■ **Exercise aim**: Without including any pictures, write out the listing below exactly.

■ **Dataset extract**:

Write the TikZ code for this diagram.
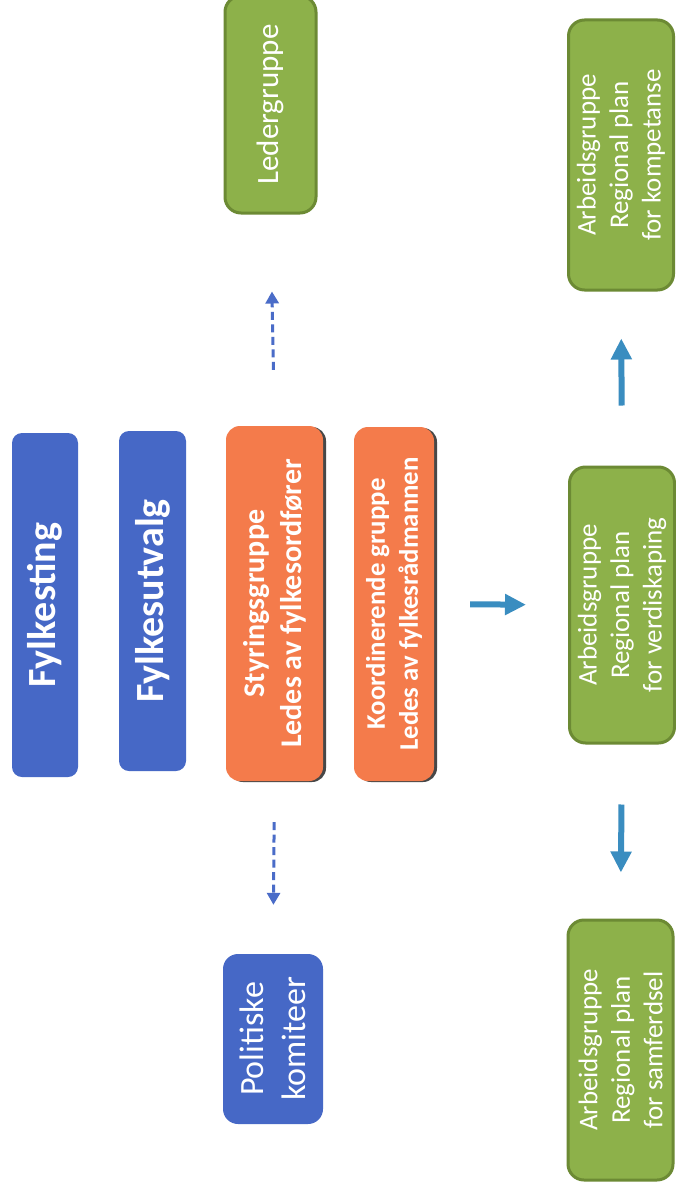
\documentclass[tikz,border=0pt]{standalone}
\usepackage{fontspec}
\setmainfont{Carlito}
\usetikzlibrary{arrows.meta,shadows}
\definecolor{boxblue}{HTML}{4668C6}
\definecolor{boxorange}{HTML}{F47B4B}
\definecolor{boxgreen}{HTML}{8DB14A}
\definecolor{greenline}{HTML}{6C8A34}
\definecolor{arrowteal}{HTML}{3A8DC0}
\definecolor{arrowblue}{HTML}{4A6CC8}
\tikzset{
  basebox/.style={rotate=90, text=white, inner sep=0pt, align=center},
  bluebox/.style={basebox, fill=boxblue, rounded corners=10pt},
  orangebox/.style={basebox, fill=boxorange, rounded corners=14pt,
     drop shadow={shadow xshift=3pt, shadow yshift=-1pt, fill=black!80, opacity=0.9}},
  greenbox/.style={basebox, fill=boxgreen, draw=greenline, line width=3pt, rounded corners=16pt},
  solidarrow/.style={draw=arrowteal, line width=6pt, -{Triangle[width=20pt,length=21pt]}},
  dasharrow/.style={draw=arrowblue, line width=3pt, dash pattern=on 8pt off 4.5pt, -{Triangle[width=13pt,length=12pt]}},
}
\begin{document}
\begin{tikzpicture}[x=1pt,y=-1pt]
\useasboundingbox[fill=white] (0,0) rectangle (675,1193);
% blue
\node[bluebox, minimum width=344pt, minimum height=66pt, font=\bfseries\fontsize{40}{48}\selectfont] (fylkesting) at (45,605) {Fylkesting};
\node[bluebox, minimum width=340pt, minimum height=67pt, font=\bfseries\fontsize{40}{48}\selectfont] (fylkesutvalg) at (152.5,601) {Fylkesutvalg};
\node[bluebox, rounded corners=15pt, minimum width=170pt, minimum height=100pt, font=\fontsize{34}{42}\selectfont] (politiske) at (273,1039) {Politiske\\komiteer};
% orange
\node[orangebox, minimum width=355pt, minimum height=97pt, font=\bfseries\fontsize{30}{37}\selectfont] (styring) at (274.5,603.5) {Styringsgruppe\\Ledes av fylkesordfører};
\node[orangebox, minimum width=354pt, minimum height=80pt, font=\bfseries\fontsize{26.8}{33}\selectfont] (koord) at (394,604) {Koordinerende gruppe\\Ledes av fylkesrådmannen};
% green
\node[greenbox, minimum width=217pt, minimum height=91pt, font=\fontsize{31}{38}\selectfont] (leder) at (270.5,104.5) {Ledergruppe};
\node[greenbox, minimum width=270pt, minimum height=105pt, font=\fontsize{27}{32.5}\selectfont] (kompetanse) at (621,155) {Arbeidsgruppe\\Regional plan\\for kompetanse};
\node[greenbox, minimum width=276pt, minimum height=105pt, font=\fontsize{27}{32.5}\selectfont] (verdi) at (622,605) {Arbeidsgruppe\\Regional plan\\for verdiskaping};
\node[greenbox, minimum width=260pt, minimum height=105pt, font=\fontsize{27}{32.5}\selectfont] (samferdsel) at (620.5,1050) {Arbeidsgruppe\\Regional plan\\for samferdsel};
% arrows
\draw[dasharrow, shorten <=56pt, shorten >=77pt] (styring.east) -- (leder.west);
\draw[dasharrow, shorten <=41pt, shorten >=49pt] (styring.west) -- (politiske.east);
\draw[solidarrow, shorten <=36pt, shorten >=42pt] (koord.south) -- (verdi.north);
\draw[solidarrow, shorten <=60pt, shorten >=47pt] (verdi.east) -- (kompetanse.west);
\draw[solidarrow, shorten <=60pt, shorten >=46pt] (verdi.west) -- (samferdsel.east);
\end{tikzpicture}
\end{document}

■ **Solution to this exercise**:
Write the TikZ code for this diagram.
\documentclass[tikz,border=0pt]{standalone}
\usepackage{fontspec}
\setmainfont{Carlito}
\usetikzlibrary{arrows.meta,shadows}
\definecolor{boxblue}{HTML}{4668C6}
\definecolor{boxorange}{HTML}{F47B4B}
\definecolor{boxgreen}{HTML}{8DB14A}
\definecolor{greenline}{HTML}{6C8A34}
\definecolor{arrowteal}{HTML}{3A8DC0}
\definecolor{arrowblue}{HTML}{4A6CC8}
\tikzset{
  basebox/.style={rotate=90, text=white, inner sep=0pt, align=center},
  bluebox/.style={basebox, fill=boxblue, rounded corners=10pt},
  orangebox/.style={basebox, fill=boxorange, rounded corners=14pt,
     drop shadow={shadow xshift=3pt, shadow yshift=-1pt, fill=black!80, opacity=0.9}},
  greenbox/.style={basebox, fill=boxgreen, draw=greenline, line width=3pt, rounded corners=16pt},
  solidarrow/.style={draw=arrowteal, line width=6pt, -{Triangle[width=20pt,length=21pt]}},
  dasharrow/.style={draw=arrowblue, line width=3pt, dash pattern=on 8pt off 4.5pt, -{Triangle[width=13pt,length=12pt]}},
}
\begin{document}
\begin{tikzpicture}[x=1pt,y=-1pt]
\useasboundingbox[fill=white] (0,0) rectangle (675,1193);
% blue
\node[bluebox, minimum width=344pt, minimum height=66pt, font=\bfseries\fontsize{40}{48}\selectfont] (fylkesting) at (45,605) {Fylkesting};
\node[bluebox, minimum width=340pt, minimum height=67pt, font=\bfseries\fontsize{40}{48}\selectfont] (fylkesutvalg) at (152.5,601) {Fylkesutvalg};
\node[bluebox, rounded corners=15pt, minimum width=170pt, minimum height=100pt, font=\fontsize{34}{42}\selectfont] (politiske) at (273,1039) {Politiske\\komiteer};
% orange
\node[orangebox, minimum width=355pt, minimum height=97pt, font=\bfseries\fontsize{30}{37}\selectfont] (styring) at (274.5,603.5) {Styringsgruppe\\Ledes av fylkesordfører};
\node[orangebox, minimum width=354pt, minimum height=80pt, font=\bfseries\fontsize{26.8}{33}\selectfont] (koord) at (394,604) {Koordinerende gruppe\\Ledes av fylkesrådmannen};
% green
\node[greenbox, minimum width=217pt, minimum height=91pt, font=\fontsize{31}{38}\selectfont] (leder) at (270.5,104.5) {Ledergruppe};
\node[greenbox, minimum width=270pt, minimum height=105pt, font=\fontsize{27}{32.5}\selectfont] (kompetanse) at (621,155) {Arbeidsgruppe\\Regional plan\\for kompetanse};
\node[greenbox, minimum width=276pt, minimum height=105pt, font=\fontsize{27}{32.5}\selectfont] (verdi) at (622,605) {Arbeidsgruppe\\Regional plan\\for verdiskaping};
\node[greenbox, minimum width=260pt, minimum height=105pt, font=\fontsize{27}{32.5}\selectfont] (samferdsel) at (620.5,1050) {Arbeidsgruppe\\Regional plan\\for samferdsel};
% arrows
\draw[dasharrow, shorten <=56pt, shorten >=77pt] (styring.east) -- (leder.west);
\draw[dasharrow, shorten <=41pt, shorten >=49pt] (styring.west) -- (politiske.east);
\draw[solidarrow, shorten <=36pt, shorten >=42pt] (koord.south) -- (verdi.north);
\draw[solidarrow, shorten <=60pt, shorten >=47pt] (verdi.east) -- (kompetanse.west);
\draw[solidarrow, shorten <=60pt, shorten >=46pt] (verdi.west) -- (samferdsel.east);
\end{tikzpicture}
\end{document}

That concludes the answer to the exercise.